PROVIDED DATA:
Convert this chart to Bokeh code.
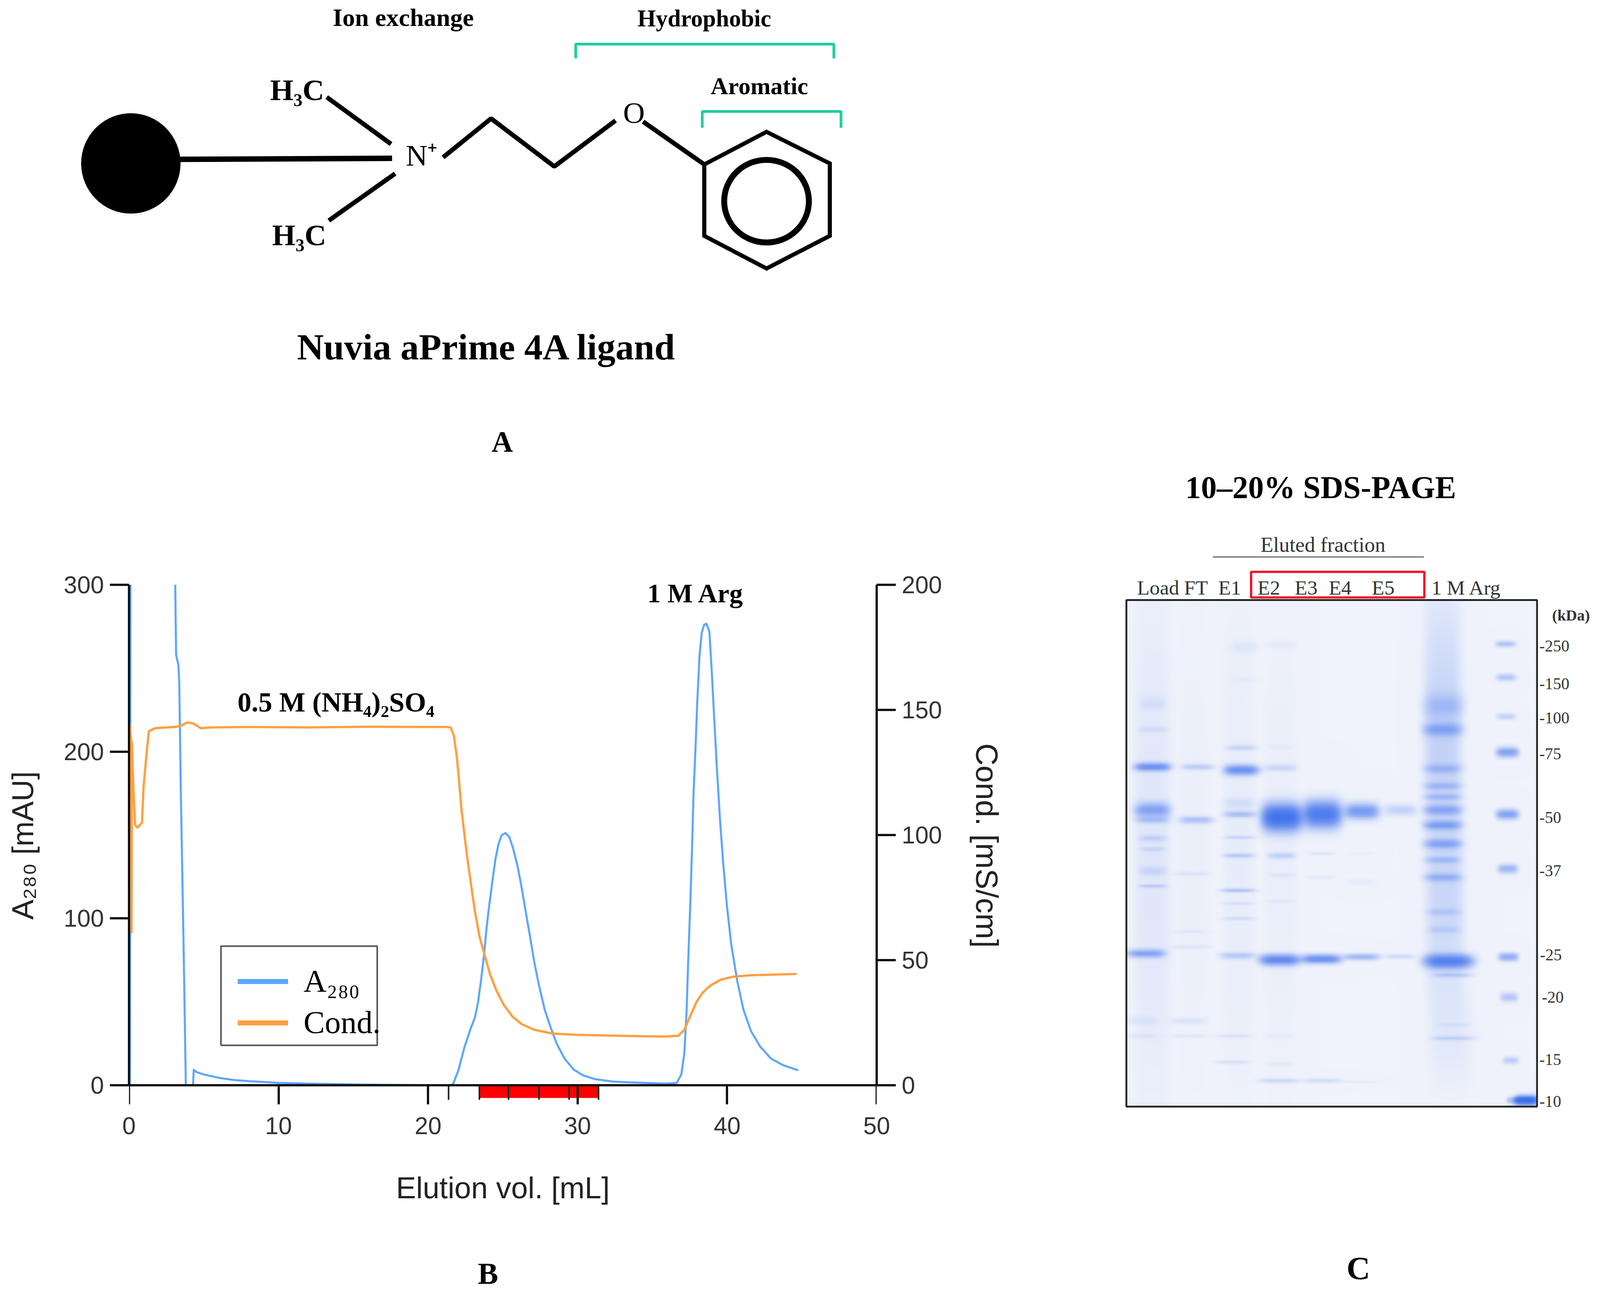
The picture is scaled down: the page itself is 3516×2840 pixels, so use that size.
import numpy as np
from bokeh.embed import file_html
from bokeh.layouts import column, row
from bokeh.models import FixedTicker, Label, Legend, LegendItem, LinearAxis, Range1d
from bokeh.plotting import figure
from bokeh.resources import INLINE

SERIF = "Liberation Serif"
SANS = "Liberation Sans"

# chromatogram (values above 300 run off the top of the plot)
a280_vol = [0.0, 0.06, 0.11, 3.07, 3.09, 3.15, 3.3, 3.36, 3.46, 3.66, 3.8, 4.28, 4.33, 4.5, 5, 6, 7, 8, 10, 12, 15, 17, 21.5,
            21.67, 22.02, 22.43, 22.83, 23.14, 23.34, 23.54, 23.75, 23.9, 24.05, 24.2, 24.35, 24.51, 24.71, 24.91, 25.17, 25.42,
            25.67, 25.98, 26.23, 26.48, 26.79, 27.09, 27.4, 27.8, 28.21, 28.61, 29.12, 29.73, 30.34, 31.15, 32.37, 33.38, 35.82,
            36.63, 36.94, 37.14, 37.29, 37.39, 37.54, 37.65, 37.75, 37.9, 38.0, 38.15, 38.3, 38.46, 38.61, 38.81, 38.96, 39.12,
            39.32, 39.52, 39.73, 39.98, 40.28, 40.69, 41.09, 41.6, 42.21, 42.92, 43.73, 44.75]
a280_mau = [0, 0, 400, 400, 300, 258, 252, 241, 179, 78, 0, 0, 9.3, 8, 6.5, 4.5, 3.2, 2.5, 1.5, 1, 0.5, 0.3, 0,
            0.7, 8.8, 22.7, 33.6, 40.9, 49.7, 62.8, 78.9, 93.5, 105, 115.4, 125.6, 135.9, 144.6, 149.8, 151.2, 149,
            142.5, 131.5, 119.8, 106.7, 90.6, 74.5, 60.6, 45.3, 34.3, 24.8, 16.1, 9.5, 6.1, 3.7, 2.2, 1.8, 1,
            1.4, 6.6, 19.5, 45.3, 73, 109.8, 141.2, 174.4, 205.7, 229.7, 257.3, 271.2, 276.1, 276.7, 272.1, 250, 222.3,
            189.1, 159.6, 133.8, 108, 84, 61.9, 45.3, 32.4, 23.2, 16.1, 12.1, 9]
cond_vol = [0.05, 0.15, 0.17, 0.19, 0.3, 0.4, 0.57, 0.87, 0.97, 1.18, 1.33, 1.73, 2.5, 3.0, 3.4, 3.9, 4.3, 4.8, 5.5, 8, 12, 16, 20,
            21.21, 21.51, 21.72, 21.92, 22.07, 22.22, 22.43, 22.63, 22.88, 23.14, 23.44, 23.8, 24.15, 24.56, 25.06, 25.67, 26.28,
            27.09, 28.31, 29.83, 33.38, 35.82, 36.73, 37.14, 37.54, 37.95, 38.36, 38.86, 39.57, 40.38, 41.6, 42.92, 44.65]
cond_ms = [144, 137, 61, 137, 118, 104, 103, 105, 119, 133, 141.5, 142.7, 143, 143.2, 143.5, 145, 144.6, 142.7, 143, 143.2, 143, 143.3, 143.2,
           143.2, 143, 139.8, 131.5, 121.8, 111, 100.3, 90.6, 79.9, 69.2, 59.4, 51.6, 44.3, 38, 32.1, 27.3, 24.4,
           22.2, 20.7, 20.2, 19.7, 19.5, 19.8, 22.2, 27.8, 33.3, 37, 39.8, 42.2, 43.4, 44, 44.2, 44.5]
vol_ticks = [0, 10, 20, 30, 40, 50]
a280_ticks = [0, 100, 200, 300]
cond_ticks = [0, 50, 100, 150, 200]
fraction_edges = [21.37, 23.43, 25.38, 27.42, 29.43, 31.4]

# gel, one entry per band: x, y, half width, half height, strength
load_bands = [(185, 716, 54, 9, .75), (185, 815, 54, 16, .55), (185, 838, 50, 7, .25), (185, 880, 42, 7, .15), (185, 905, 38, 5, .12),
              (185, 955, 42, 10, .12), (185, 990, 42, 4, .2), (165, 1145, 58, 9, .55), (185, 630, 44, 7, .1), (185, 570, 42, 14, .08),
              (185, 900, 55, 530, .07), (150, 1300, 48, 10, .07), (150, 1335, 48, 5, .07)]
ft_bands = [(325, 716, 50, 7, .22), (320, 838, 52, 8, .3), (305, 962, 58, 5, .07), (300, 1095, 58, 4, .05), (300, 1130, 62, 4, .07),
            (295, 1300, 58, 8, .08), (295, 1335, 58, 4, .06), (310, 900, 52, 500, .02)]
e1_bands = [(460, 723, 52, 11, .8), (460, 672, 47, 6, .16), (455, 825, 50, 7, .3), (455, 800, 50, 13, .1), (455, 878, 47, 4, .16),
            (452, 920, 47, 5, .25), (450, 1000, 52, 4, .28), (450, 1030, 52, 4, .08), (450, 1065, 52, 4, .1), (448, 1150, 54, 7, .25),
            (435, 1335, 58, 4, .08), (430, 1395, 52, 4, .1), (470, 440, 42, 12, .06), (470, 515, 42, 7, .03), (450, 900, 50, 520, .035)]
e2_bands = [(585, 832, 60, 28, 1.4), (580, 718, 52, 8, .15), (585, 920, 42, 7, .2), (585, 965, 42, 5, .06), (585, 1025, 42, 4, .05),
            (578, 1160, 60, 12, .9), (575, 1438, 62, 5, .16), (585, 435, 42, 8, .04), (578, 670, 32, 4, .05), (575, 1335, 42, 4, .05),
            (575, 1400, 42, 4, .05), (580, 900, 52, 520, .025)]
e3_bands = [(710, 825, 57, 28, 1.2), (705, 915, 42, 4, .08), (705, 970, 42, 6, .05), (707, 1158, 59, 10, .8), (710, 1438, 60, 5, .13)]
e4_bands = [(832, 818, 52, 17, .7), (832, 1153, 54, 7, .4), (832, 915, 42, 4, .03), (830, 980, 47, 8, .04), (830, 1440, 62, 3, .04)]
e5_bands = [(952, 815, 48, 13, .2), (950, 1152, 44, 5, .15)]
arg_bands = [(1085, 575, 62, 26, .22), (1082, 630, 60, 14, .45), (1082, 720, 57, 10, .28), (1082, 760, 57, 8, .25), (1082, 785, 57, 7, .25),
             (1082, 815, 58, 11, .42), (1082, 850, 57, 10, .5), (1082, 893, 57, 10, .45), (1082, 930, 54, 7, .25), (1082, 970, 57, 9, .32),
             (1085, 1050, 52, 8, .15), (1085, 1090, 52, 8, .12), (1100, 1163, 74, 15, 1.0), (1115, 1195, 62, 5, .2), (1115, 1340, 67, 5, .16),
             (1115, 1310, 52, 4, .06), (1082, 650, 57, 300, .2), (1090, 1050, 57, 200, .13), (1110, 1330, 67, 120, .05)]
marker_bands = [(1276, 433, 30, 7, .32), (1278, 510, 30, 8, .28), (1278, 600, 30, 7, .2), (1282, 682, 34, 11, .6), (1282, 825, 34, 11, .6),
                (1283, 950, 30, 10, .42), (1285, 1153, 30, 9, .5), (1287, 1246, 27, 10, .28), (1292, 1391, 24, 8, .25), (1340, 1483, 35, 10, 1.6),
                (1300, 1483, 20, 7, .35)]

lane_names = ["Load", "FT", "E1", "E2", "E3", "E4", "E5", "1 M Arg"]
lane_pos = [203, 320, 424, 545, 660, 765, 898, 1155]
kda_names = ["-250", "-150", "-100", "-75", "-50", "-37", "-25", "-20", "-15", "-10"]
kda_x = [1380, 1380, 1380, 1380, 1380, 1380, 1382, 1388, 1380, 1380]
kda_y = [438, 525, 604, 686, 833, 955, 1148, 1246, 1389, 1485]


def blank(w, h, xr, yr):
    f = figure(width=w, height=h, x_range=xr, y_range=yr, output_backend="svg", toolbar_location=None,
               x_axis_type=None, y_axis_type=None, min_border=0)
    f.outline_line_color = None
    f.grid.visible = False
    return f


def txt(f, x, y, s, size, font=SERIF, style="bold", color="black"):
    f.text([x], [y], text=[s], text_font=font, text_font_size=size, text_font_style=style, text_color=color,
           text_align="center", text_baseline="middle")


# ---- panel A, ligand sketch (page units of 1568 wide)
pa = blank(3500, 1020, Range1d(0, 1560.9), Range1d(454.9, 0))
pa.ellipse([128], [160], width=97, height=98, color="black")
pa.line([176, 384], [156, 155], line_color="black", line_width=12)
pa.multi_line([[320, 383], [387, 322], [434, 481, 543, 603], [630, 690]], [[95, 141], [170, 216], [154, 116, 163, 118], [119, 161]],
              line_color="black", line_width=10)
pa.line([690, 751, 813, 813, 751, 690, 690], [161, 129, 160, 231, 263, 231, 161], line_color="black", line_width=9, line_join="miter")
pa.ellipse([751], [197], width=83, height=81, fill_color=None, line_color="black", line_width=13)
pa.multi_line([[564, 564, 817, 817], [688, 688, 824, 824]], [[57, 43, 43, 57], [125, 109, 109, 125]], line_color="#1ECFA0", line_width=6)
txt(pa, 395, 17, "Ion exchange", "55px")
txt(pa, 690, 18, "Hydrophobic", "52px")
txt(pa, 744, 84, "Aromatic", "53px")
txt(pa, 291, 88, "H₃C", "66px")
txt(pa, 293, 230, "H₃C", "66px")
txt(pa, 413, 152, "N⁺", "66px", style="normal")
txt(pa, 621, 110, "O", "66px", style="normal")
txt(pa, 477, 340, "Nuvia aPrime 4A ligand", "81px")
txt(pa, 492, 433, "A", "65px", font=SANS)

# ---- panel B, chromatogram
# the frame runs a little below y = 0 so the pooled fractions under the axis do not get clipped
pb = figure(width=2400, height=1740, x_range=Range1d(0, 50), y_range=Range1d(-12.5, 300), output_backend="svg",
            toolbar_location=None, min_border_left=283, min_border_right=474, min_border_top=265, min_border_bottom=329)
pb.extra_y_ranges = {"cond": Range1d(-8.333, 200)}
pb.outline_line_color = None
pb.grid.visible = False

# bottom axis only carries the labels, line and ticks come from a second axis pinned at y = 0
pb.xaxis.ticker = vol_ticks
pb.xaxis.axis_label = "Elution vol. [mL]"
pb.xaxis.axis_label_standoff = 78
pb.yaxis.ticker = a280_ticks
pb.yaxis.bounds = (0, 300)
pb.yaxis.axis_label = "A₂₈₀ [mAU]"
pb.yaxis.axis_label_standoff = 50
cond_axis = LinearAxis(y_range_name="cond", ticker=cond_ticks, bounds=(0, 200), axis_label="Cond. [mS/cm]", axis_label_standoff=58)
pb.add_layout(cond_axis, "right")
zero_axis = LinearAxis(fixed_location=0, ticker=FixedTicker(ticks=vol_ticks), major_label_text_font_size="0px", major_label_standoff=0,
                       major_label_overrides={t: "" for t in vol_ticks})
pb.add_layout(zero_axis, "below")
for ax in [pb.xaxis[0], pb.yaxis[0], cond_axis, zero_axis]:
    ax.axis_line_width = 5
    ax.axis_line_color = "#111111"
    ax.major_tick_line_width = 5
    ax.major_tick_line_color = "#111111"
    ax.major_tick_in = 0
    ax.major_tick_out = 42
    ax.minor_tick_line_color = None
    ax.major_label_text_font = SANS
    ax.major_label_text_color = "#333333"
    ax.axis_label_text_font = SANS
    ax.axis_label_text_font_size = "66px"
    ax.axis_label_text_font_style = "normal"
    ax.axis_label_text_color = "#222222"
for ax in [pb.xaxis[0], pb.yaxis[0], cond_axis]:
    ax.major_label_text_font_size = "53px"
    ax.major_label_standoff = 13
cond_axis.axis_label_text_font_size = "68px"
label_axis = pb.xaxis[0]
label_axis.axis_line_color = None
label_axis.major_tick_line_color = None
label_axis.major_tick_out = 0
label_axis.major_label_standoff = 24

pb.quad(left=fraction_edges[1:-1], right=fraction_edges[2:], bottom=-7.6, top=0, fill_color="#FF0000", line_color=None)
pb.segment(x0=fraction_edges, x1=fraction_edges, y0=0, y1=-8.7, line_color="#222222", line_width=3.5)
pb.line(a280_vol, a280_mau, line_color="#5CA6FF", line_width=4.5, line_join="round")
pb.line(cond_vol, cond_ms, y_range_name="cond", line_color="#FF9F40", line_width=5, line_join="round")

# legend frame sits behind a borderless legend, "Cond." spills over it in the original
pb.quad(left=[6.15], right=[16.6], bottom=[24], top=[83.4], fill_color=None, line_color="#555555", line_width=3.5)
key_a = pb.line([0, 1], [float("nan")] * 2, line_color="#5CA6FF", line_width=11)
key_c = pb.line([0, 1], [float("nan")] * 2, line_color="#FF9F40", line_width=11)
legend = Legend(items=[LegendItem(label="A₂₈₀", renderers=[key_a]), LegendItem(label="Cond.", renderers=[key_c])],
                location=(239, 143), padding=0, margin=0, glyph_width=111, glyph_height=40, label_height=76, spacing=11,
                label_standoff=34, label_text_font=SERIF, label_text_font_size="70px", label_text_color="black",
                background_fill_alpha=0, border_line_alpha=0)
pb.add_layout(legend, "center")

for x, y, s, size in [(13.84, 229.6, "0.5 M (NH₄)₂SO₄", "61px"), (37.9, 295, "1 M Arg", "59px")]:
    pb.add_layout(Label(x=x, y=y, text=s, text_font=SERIF, text_font_size=size, text_font_style="bold", text_color="black",
                        text_align="center", text_baseline="middle"))

# ---- panel C, gel
pc = blank(1100, 1740, Range1d(0, 1545.6), Range1d(1839.8, 20.9))

gx, gy = np.meshgrid(np.arange(105, 1374, 2.0), np.arange(333, 1498, 2.0))
stain = np.zeros_like(gx)
for lane in [load_bands, ft_bands, e1_bands, e2_bands, e3_bands, e4_bands, e5_bands, arg_bands, marker_bands]:
    for bx, by, bw, bh, bs in lane:
        stain += bs * np.exp(-((gx - bx) / bw) ** 4) * np.exp(-((gy - by) / bh) ** 2)
cover = (1 - np.exp(-1.15 * stain))[:, :, None]
rgb = (np.array([240, 243, 251]) * (1 - cover) + np.array([25, 85, 235]) * cover).astype(np.uint32)
img = rgb[:, :, 0] | rgb[:, :, 1] << 8 | rgb[:, :, 2] << 16 | 255 << 24
# on this flipped y range the image hangs down from its anchor, first row on top
pc.image_rgba(image=[img], x=105, y=333, dw=1268, dh=1164)
pc.quad(left=[105], right=[1373], top=[333], bottom=[1497], fill_color=None, line_color="#222222", line_width=4)

txt(pc, 705, 75, "10–20% SDS-PAGE", "69px")
txt(pc, 712, 206, "Eluted fraction", "46px", style="normal", color="#333333")
pc.line([372, 1024], [234, 234], line_color="#777777", line_width=3)
pc.quad(left=[490], right=[1025], top=[268], bottom=[327], fill_color=None, line_color="#EE1122", line_width=5)
pc.text(lane_pos, [305] * len(lane_pos), text=lane_names, text_font=SERIF, text_font_size="45px", text_color="#333333",
        text_align="center", text_baseline="middle")
pc.text(kda_x, kda_y, text=kda_names, text_font=SERIF, text_font_size="36px", text_color="#333333", text_align="left", text_baseline="middle")
txt(pc, 1478, 368, "(kDa)", "34px", color="#333333")

# ---- strip with the panel letters under B and C
pd = blank(3500, 78, Range1d(0, 1560.9), Range1d(1265.7, 1230.9))
txt(pd, 478, 1248, "B", "67px")
txt(pd, 1331, 1243, "C", "72px")

page = column(pa, row(pb, column(pc), spacing=0), pd, spacing=0)
open("out.html", "w").write(file_html(page, INLINE))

EXERCISE PROMPT: For the material, find the number of lines holding the word "this" and give that figure and nothing more.

SOLUTION: 2